Para perceber o que poderia estar a acontecer, um grupo de cientistas passou horas a ler os registos meticulosamente preservados de mais de 600 pacientes que tiveram encefalite letárgica. Descobriram que apenas 32% deles tinham tido algo minimamente parecido com gripe no ano anterior ao início da doença. E menos de 1% tinha um familiar afetado. Portanto, a história da infeção por gripe não é muito convincente – pelo menos por si só.
E que tal algo no ambiente? 1917 foi um ano bastante agitado – para dizer o mínimo – com a primeira guerra mundial a envolver uma enorme mobilização de pessoas, armas e abastecimentos. Talvez fosse algum novo produto químico que estivesse a ser utilizado. No entanto, o estudo não encontrou qualquer relação com as pessoas que trabalhavam com determinadas substâncias.
Mais recentemente, foi proposta uma nova teoria para a encefalite letárgica. A ideia é que pode haver um processo autoimune envolvido – ou seja, os mecanismos naturais de defesa do corpo podem ter-se virado contra si próprios e atacado o cérebro.
Isto acontece noutras partes do corpo. Uma reação contra as células do pâncreas provoca a diabetes tipo 1, enquanto os anticorpos contra as células da glândula tiroide podem desencadear a doença de Graves. No cérebro, os resultados podem ser devastadores e, nos últimos anos, reconhecemos que a esclerose múltipla também resulta de um problema com o sistema imunitário.
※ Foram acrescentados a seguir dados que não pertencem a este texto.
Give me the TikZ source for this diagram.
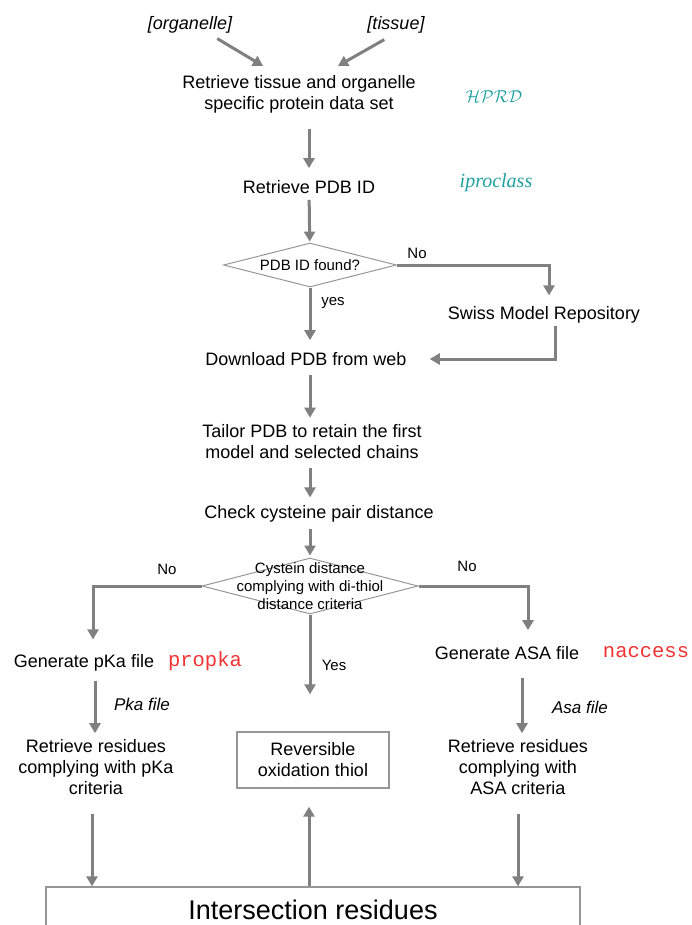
\documentclass[tikz,border=0pt]{standalone}
\usepackage{fontspec}
\setmainfont{Liberation Sans}
\newfontfamily\toolserif{Liberation Serif}
\newfontfamily\toolmono{Liberation Mono}
\usetikzlibrary{arrows.meta, calc, shapes.geometric}
\definecolor{linegray}{RGB}{128,128,128}
\definecolor{edgegray}{RGB}{150,150,150}
\definecolor{toolteal}{RGB}{30,160,160}
\definecolor{toolred}{RGB}{240,50,50}
\tikzset{
  stage/.style={inner sep=0pt, align=center, font=\fontsize{18}{21}\selectfont},
  note/.style={inner sep=0pt, font=\fontsize{18}{21}\selectfont\itshape},
  small/.style={inner sep=0pt, align=center, font=\fontsize{15}{18}\selectfont},
  answer/.style={inner sep=0pt, font=\fontsize{15}{18}\selectfont},
  check/.style={draw=edgegray, line width=1pt, diamond, aspect=3.9, inner sep=0pt},
  frame/.style={draw=edgegray, line width=1.4pt},
  arr/.style={draw=linegray, line width=3pt, -{Triangle[length=10pt,width=11pt]}}
}
\begin{document}
\begin{tikzpicture}[x=1pt,y=-1pt]
% Page frame
\useasboundingbox (0,0) rectangle (691,925);
% Inputs at the top
\node[note] (org) at (190,25) {[organelle]};
\node[note] (tis) at (396,25) {[tissue]};
% Main column of steps
\node[stage] (getset) at (299,94) {Retrieve tissue and organelle\\specific protein data set};
\node[stage] (getid) at (309,187) {Retrieve PDB ID};
\node[check, minimum width=173pt, minimum height=44pt] (hasid) at (310,265) {};
\node[small] (hasidtxt) at (hasid) {PDB ID found?};
\node[stage] (swiss) at (544,315) {Swiss Model Repository};
\node[stage] (fetch) at (306,359) {Download PDB from web};
\node[stage] (tailor) at (312,442) {Tailor PDB to retain the first\\model and selected chains};
\node[stage] (dist) at (319,514) {Check cysteine pair distance};
\node[check, minimum width=216pt, minimum height=56pt] (pair) at (310,586) {};
\node[small] (pairtxt) at (pair) {Cystein distance\\complying with di-thiol\\distance criteria};
% Two branches
\node[stage] (pkagen) at (84,663) {Generate pKa file};
\node[stage] (asagen) at (507,653) {Generate ASA file};
\node[stage] (retpka) at (96,767) {Retrieve residues\\complying with pKa\\criteria};
\node[stage] (retasa) at (518,767) {Retrieve residues\\complying with\\ASA criteria};
\node[stage, frame, minimum width=152pt, minimum height=56pt] (rev) at (313,760) {Reversible\\oxidation thiol};
% Result box, cut by the page edge
\node[frame, inner xsep=0pt, inner ysep=13pt, minimum width=534pt, font=\fontsize{27}{32}\selectfont] (inter) at (313,910) {Intersection residues};
% Tools used at each step
\node[inner sep=0pt, text=toolteal, font=\fontsize{17}{20}\selectfont] (hprd) at (494,97) {$\mathcal{HPRD}$};
\node[inner sep=0pt, text=toolteal, font=\fontsize{20}{24}\selectfont\toolserif\itshape] (ipc) at (496,183) {iproclass};
\node[inner sep=0pt, text=toolred, font=\fontsize{20.5}{24}\selectfont\toolmono] (propka) at (205,661) {propka};
\node[inner sep=0pt, text=toolred, font=\fontsize{20.5}{24}\selectfont\toolmono] (naccess) at (646,652) {naccess};
% Answers on the branches
\node[answer] (no1) at (417,253) {No};
\node[answer] (yes1) at (333,303) {yes};
\node[answer] (no2) at (167,569) {No};
\node[answer] (no3) at (467,566) {No};
\node[answer] (yes2) at (334,665) {Yes};
\node[note, font=\fontsize{17}{20}\selectfont\itshape] (pkafile) at (142,704) {Pka file};
\node[note, font=\fontsize{17}{20}\selectfont\itshape] (asafile) at (580,707) {Asa file};
% Arrows into the first step
\draw[arr] ([xshift=-15pt,yshift=-5pt]org.south east) -- ([xshift=-36pt,yshift=9pt]getset.north);
\draw[arr] ([xshift=17pt,yshift=-6pt]tis.south west) -- ([xshift=39pt,yshift=9pt]getset.north);
% Down the main column
\draw[arr, shorten <=16pt, shorten >=12pt] (getset.south -| getid) -- (getid);
\draw[arr, shorten <=6pt, shorten >=1pt] (getid) -- (hasid);
\draw[arr, shorten >=12pt] (hasid.south) -- (hasid.south |- fetch.north);
\draw[arr, shorten >=11pt] (hasid.east) -| ([xshift=5pt]swiss.north);
\draw[arr, shorten <=2pt, shorten >=23pt] ([xshift=11pt]swiss.south) |- (fetch);
\draw[arr, shorten <=9pt, shorten >=7pt] (fetch.south -| hasid) -- (tailor.north -| hasid);
\draw[arr, shorten <=9pt, shorten >=8pt] (tailor.south -| hasid) -- (dist.north -| hasid);
\draw[arr, shorten <=6pt, shorten >=2pt] (dist.south -| pair) -- (pair);
% Branches out of the second check
\draw[arr, shorten >=15pt] (pair.west) -| ([xshift=9pt]pkagen.north);
\draw[arr, shorten >=16pt] (pair.east) -| ([xshift=21pt]asagen.north);
\draw[arr, shorten >=37pt] (pair.south) -- (pair.south |- rev.north);
\draw[arr, shorten <=9pt, shorten >=6pt] ([xshift=11pt]pkagen.south) -- ([xshift=-1pt]retpka.north);
\draw[arr, shorten <=18pt, shorten >=6pt] ([xshift=15pt]asagen.south) -- ([xshift=4pt]retasa.north);
% Into the result box and up to the thiol box
\draw[arr, shorten <=19pt] ([xshift=-4pt]retpka.south) -- ([xshift=-4pt]retpka.south |- inter.north);
\draw[arr, shorten <=19pt] (retasa.south) -- (retasa.south |- inter.north);
\draw[arr, shorten >=18pt] ([xshift=-4pt]inter.north -| rev) -- ([xshift=-4pt]rev.south);
\end{tikzpicture}
\end{document}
Uma coisa chamada encefalite autoimune é quando certos anticorpos atacam as células nervosas do cérebro. Os autores descobriram que quase metade dos doentes diagnosticados com encefalite letárgica poderiam ter tido encefalite autoimune, embora não se enquadrasse em nenhum dos tipos que reconhecemos atualmente.
Como explicar uma doença que surgia do nada e causava uma tal variedade de sintomas? Alguns doentes sentiam que os seus movimentos e pensamentos ficavam muito mais lentos. Outros alucinavam, tinham delírios bizarros ou até pareciam perder o sentido do certo e do errado.
É aqui que podemos ter de voltar à ideia de uma infeção, seja uma gripe ou outra coisa qualquer. Algumas doenças auto-imunes podem ser desencadeadas por uma infeção de algum tipo, que pode parecer algo com que o corpo está familiarizado. É um bom disfarce para o inseto invasor, mas uma vez que o corpo o reconheça, há o risco de ele virar as defesas do corpo contra si próprio.
Será que tudo isto é realmente importante? Vale a pena resolver uma pandemia em que o último sobrevivente morreu há duas décadas? Bem, infelizmente, a encefalite letárgica não foi a primeira epidemia neurológica do género e – se não a resolvermos – não estaremos preparados para a próxima.